C’est l’expiation et la moralité de cette triste histoire, où se peint tout un monde, toute une civilisation qui se décompose et qui va mourir d’impuissance et d’ennui.

Pendant ce temps-là, une nouvelle génération grandissait. Des théories germaient, des influences et des courants d’idées se formaient de toutes parts. Au-dessus de cette indifférence où s’arrêtaient Mme du Deffand et ses amis, s’élevait un esprit nouveau, grave, passionné pour l’idée d’une réforme sociale. Certes, cet esprit n’était pas exempt de défauts ni de périls : il était rempli d’inexpérience, gâté par l’imitation d’une antiquité chimérique, mal étudiée et mal comprise ; il condamnait justement un état social artificiel, et le remplaçait dans ses rêves par l’idéal d’une nature qui n’était guéri moins artificielle : sorte de stoïcisme rajeuni, essayant de fonder le droit nouveau en dehors de toute tradition : cherchant, comme le stoïcisme antique, à réformer la vie individuelle et la politique sur la règle de la raison pure, mais différant profondément des austères doctrines de Zénon et d’Épictète par une perpétuelle préoccupation des émotions du cœur, qu’on prenait depuis Rousseau pour la vertu même, et par une affectation de sensibilité dont les vieux stoïciens de la Grèce ou de Rome auraient souri.

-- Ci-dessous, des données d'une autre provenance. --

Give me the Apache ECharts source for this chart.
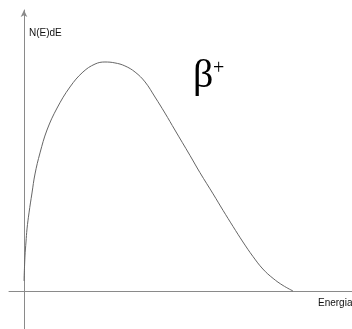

Ce mélange de l’esprit nouveau, vérité et paradoxe, nobles idées, espoirs sublimes gâtés par la déclamation, passions fortes et utopie, voilà ce que ne comprirent jamais, ce que ne connurent même pas ni Mme du Deffand, ni le monde sur lequel elle régna si longtemps, et qui tenait tout entier dans un salon. Il y avait quelques années à peine que la célèbre marquise était morte dans son fauteuil, la voix éteinte et le cœur enveloppe », lorsque Mme Roland entrait dans tout l’éclat de son rôle et d’une destinée si brillante et si tragique. Ainsi se présentent à nous, dans le même temps, ces deux sociétés si voisines et profondément étrangères l’une à l’autre : l’une, cultivée jusqu’au raffinement, avec son charme frivole, ayant poussé l’analyse jusqu’à ce point où l’analyse a tout desséché ; — l’autre, prenant pour guide le sentiment, avec ses élans désordonnés, mais puissants et sincères, vers une justice idéale dont le rêve seul était assez beau pour que ce fût la peine de vivre, avec ses aspirations confuses vers un avenir indéterminé et ses générosités d’enthousiasme, dans la flamme et le feu de ses orageuses chimères. De tels rapprochements et de tels contrastes sont les drames de l’histoire, l’objet de la curiosité de l’artiste, l’enseignement du philosophe et du moraliste.